The spread of legalized wagering has created unprecedented interest in betting, betting lines, and betting outcomes. And when the betting outcome creates a strange outcome for a provider of betting, it becomes news.
And, in turn, an advertisement for more betting.
Consider the item currently on the front page of ESPN.com, regarding the supposed “worst-case scenario” that unfolded for Caeser’s Sportsbook when a last-play, garbage-time touchdown pushed the final score in Santa Clara from 49ers 30, Cardinals 26 to 49ers 36, Cards 26.
“We needed the Cardinals to lose by more than 10 since no parlays lost and Arizona backers at more than 10 didn’t lose,” Caesers director of trading Jeff Davis told Ben Fawkes of ESPN.com. “San Francisco by four was no good, but by 10 was worse. We needed [the 49ers] by 11 or more.”
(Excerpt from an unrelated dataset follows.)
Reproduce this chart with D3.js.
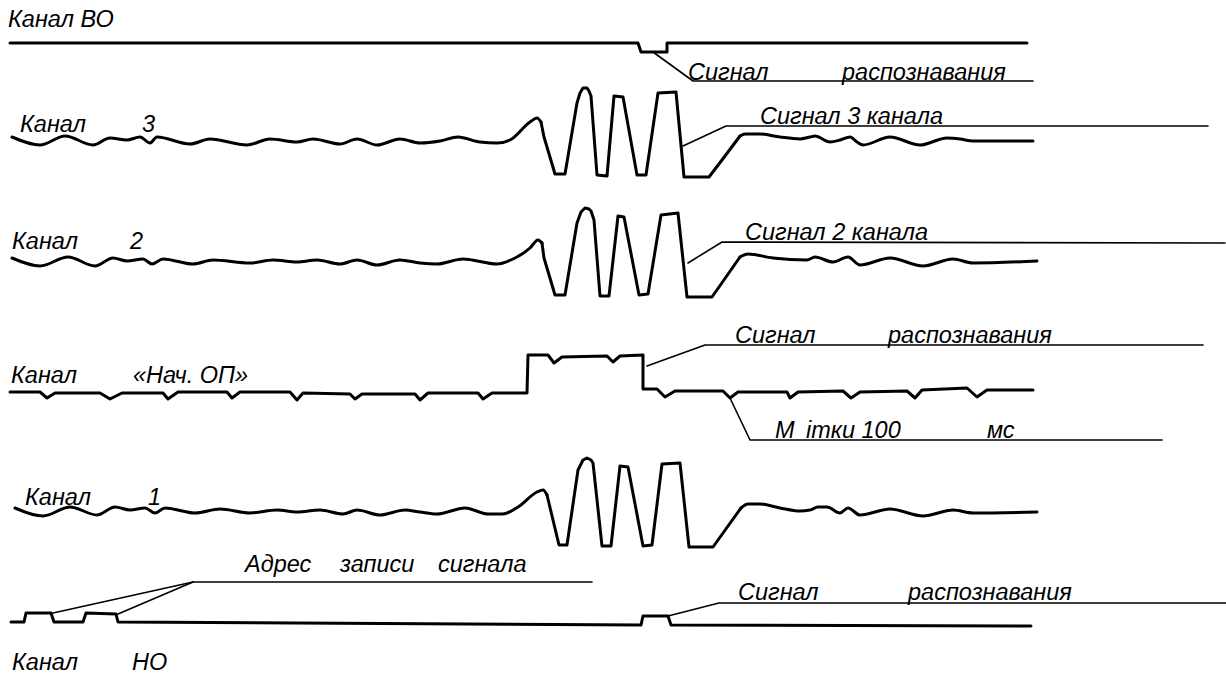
<!DOCTYPE html>
<html>
<head>
<meta charset="utf-8">
<script src="https://cdn.jsdelivr.net/npm/d3@7"></script>
<style>
  html, body { margin: 0; background: #fff; }
  svg text { font-family: "Liberation Sans", Arial, sans-serif; font-style: italic; font-size: 23.5px; fill: #000; }
</style>
</head>
<body>
<div id="view"></div>
<script>
// каналы осциллограммы: [время, амплитуда]
const CHANNELS = ["ВО", "3", "2", "НачОП", "1", "НО"];

const chVO = [[10,0],[638,0],[641,-9],[667,-9],[667,0],[1027,0]];

const ch3 = [[12,4],[40,-4],[65,5],[93,-4],[110,3],[127,1],[140,4],[150,-2],[157,4],[190,-3],[210,2],[247,-4],
  [270,2],[297,-1],[313,2],[340,-3],[357,2],[377,-4],[400,2],[420,-2],[440,0],[458,4],[480,-1],[497,-2],[510,1],
  [530,19],[537,23],[541,19],[544,4],[555,-33],[565,-33],[577,38],[580,48],[583,53],[587,53],[589,50],[591,45],
  [597,-34],[607,-35],[614,45],[623,44],[637,-34],[646,-34],[658,48],[676,49],[684,-36],[709,-36],[722,-19],
  [740,5],[745,7],[760,7],[780,4],[800,2],[810,4],[815,5],[830,-1],[840,1],[850,4],[857,-1],[863,-4],[890,4],
  [920,-4],[947,3],[960,2],[973,0],[1033,0]];

const ch2 = [[12,3],[40,-5],[68,4],[95,-5],[113,3],[127,0],[143,2],[152,-3],[163,2],[193,-3],[213,1],[250,-2],
  [273,1],[297,-1],[317,1],[340,-3],[357,1],[377,-4],[400,1],[420,-2],[437,-3],[463,2],[497,-3],[513,2],[530,13],
  [538,21],[542,18],[544,3],[555,-34],[565,-34],[577,38],[581,49],[585,53],[589,52],[591,50],[594,41],[600,-35],
  [609,-35],[618,45],[624,44],[639,-34],[648,-33],[661,46],[678,48],[687,-36],[712,-36],[740,4],[748,7],[773,3],
  [807,1],[815,4],[833,-1],[848,4],[860,-4],[890,3],[923,-5],[953,2],[973,-2],[1037,0]];

const chStart = [[10,0],[40,0],[47,-6],[55,-1],[100,-1],[110,-7],[122,-1],[163,-1],[168,-7],[178,0],[227,0],
  [232,-6],[240,0],[290,0],[297,-8],[303,-1],[350,-2],[355,-7],[362,-2],[415,-2],[420,-8],[428,-1],[478,-1],
  [483,-7],[492,-1],[527,-1],[528,37],[548,37],[554,29],[562,35],[607,36],[613,30],[620,36],[643,37],[643,3],
  [657,3],[665,-5],[675,1],[723,1],[730,-6],[738,0],[787,0],[790,-6],[798,0],[843,1],[851,-6],[860,0],[907,1],
  [915,-6],[922,2],[967,4],[977,-5],[987,2],[1033,2]];

const ch1 = [[15,3],[43,-5],[70,4],[97,-4],[115,4],[130,1],[145,3],[155,-2],[165,3],[195,-2],[220,2],[250,-2],
  [277,1],[297,-1],[320,1],[343,-3],[357,1],[380,-4],[405,1],[420,-1],[437,-3],[465,3],[488,-3],[503,-3],[518,4],
  [537,19],[543,21],[547,16],[559,-34],[567,-34],[578,41],[583,51],[587,53],[591,51],[593,48],[602,-35],[611,-35],
  [620,45],[628,44],[643,-35],[652,-34],[662,47],[680,48],[689,-36],[713,-36],[741,3],[748,7],[760,7],[780,3],
  [800,0],[810,1],[818,4],[827,4],[840,-2],[848,3],[860,-4],[890,2],[923,-5],[953,1],[973,-2],[1037,-1]];

const chNO = [[11,0],[24,0],[26,9],[51,9],[54,0],[83,0],[86,9],[116,8],[118,0],[641,-3],[643,6],[668,6],[671,-3],[1031,-4]];

const traces = { "ВО": chVO, "3": ch3, "2": ch2, "НачОП": chStart, "1": ch1, "НО": chNO };

// участок пачки импульсов (рисуется ломаной), вне него — плавная кривая
const burst = { "3": [541, 740], "2": [542, 740], "1": [547, 741] };

// подписи каналов: [канал, время, уровень, текст]
const labels = [
  ["ВО", 8, 16, "Канал ВО"],
  ["3", 20, 9, "Канал"], ["3", 142, 9, "3"],
  ["2", 12, 12, "Канал"], ["2", 130, 12, "2"],
  ["НачОП", 11, 9, "Канал"], ["НачОП", 133, 9, "«Нач. ОП»"],
  ["1", 25, 6, "Канал"], ["1", 148, 6, "1"],
  ["НО", 12, -48, "Канал"], ["НО", 132, -48, "НО"]
];

// выноски
const callouts = [
  { ch: "ВО", lines: [[[653,-9],[693,-38],[1033,-38]]], texts: [[688,-37,"Сигнал"],[842,-37,"распознавания"]] },
  { ch: "3", lines: [[[683,-5],[726,15],[1208,15]]], texts: [[760,17,"Сигнал 3 канала"]] },
  { ch: "2", lines: [[[688,-2],[722,19],[1225,18]]], texts: [[745,21,"Сигнал 2 канала"]] },
  { ch: "НачОП", lines: [[[647,26],[705,47],[1203,47]]], texts: [[735,49,"Сигнал"],[888,49,"распознавания"]] },
  { ch: "НачОП", lines: [[[730,-6],[750,-48],[1162,-48]]], texts: [[775,-46,"М"],[806,-46,"ітки 100"],[987,-46,"мс"]] },
  { ch: "НО", lines: [[[53,9],[193,40]],[[118,8],[193,40]],[[193,40],[592,40]]], texts: [[245,50,"Адрес"],[340,50,"записи"],[438,50,"сигнала"]] },
  { ch: "НО", lines: [[[668,6],[719,19],[1226,19]]], texts: [[738,22,"Сигнал"],[908,22,"распознавания"]] }
];

(function () {
  const W = 1226, H = 684;
  const base = { "ВО": 43, "3": 141, "2": 261, "НачОП": 392, "1": 511, "НО": 622 };

  const svg = d3.select("#view").append("svg")
    .attr("width", W).attr("height", H)
    .attr("viewBox", `0 0 ${W} ${H}`);

  const x = d3.scaleLinear().domain([0, W]).range([0, W]);
  const yOf = ch => d3.scaleLinear().domain([-60, 60]).range([base[ch] + 60, base[ch] - 60]);

  const drawPath = (pts, y, curve, sw) => {
    const line = d3.line().x(d => x(d[0])).y(d => y(d[1])).curve(curve);
    svg.append("path")
      .attr("d", line(pts))
      .attr("fill", "none")
      .attr("stroke", "#000")
      .attr("stroke-width", sw)
      .attr("stroke-linejoin", "round")
      .attr("stroke-linecap", "round");
  };

  // трассы
  CHANNELS.forEach(ch => {
    const y = yOf(ch), pts = traces[ch];
    if (burst[ch]) {
      const [b0, b1] = burst[ch];
      drawPath(pts.filter(d => d[0] <= b0), y, d3.curveMonotoneX, 3);
      drawPath(pts.filter(d => d[0] >= b0 && d[0] <= b1), y, d3.curveLinear, 3);
      drawPath(pts.filter(d => d[0] >= b1), y, d3.curveMonotoneX, 3);
    } else {
      drawPath(pts, y, d3.curveLinear, 3);
    }
  });

  // выноски
  callouts.forEach(c => {
    const y = yOf(c.ch);
    c.lines.forEach(pts => drawPath(pts, y, d3.curveLinear, 1.6));
    c.texts.forEach(t => {
      svg.append("text").attr("x", x(t[0])).attr("y", y(t[1])).text(t[2]);
    });
  });

  // подписи каналов
  labels.forEach(l => {
    const y = yOf(l[0]);
    svg.append("text").attr("x", x(l[1])).attr("y", y(l[2])).text(l[3]);
  });
})();
</script>
</body>
</html>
The line had opened at San Francisco minus-13.5, and it closed at San Francisco minus-10.
The article contains no information about the money lost by Caeser’s, but the reality continues to be that the house . . . always . . . wins, even when it loses. Because when it loses, bettors smell blood in the water. Even if it’s ultimately their own.
That’s how it works. The house wins some and loses some and over time it’s going to win. So shed no tears for Caeser’s. We hear about the rare occasions when they take a bath; the rest of the time, the bath is taking you.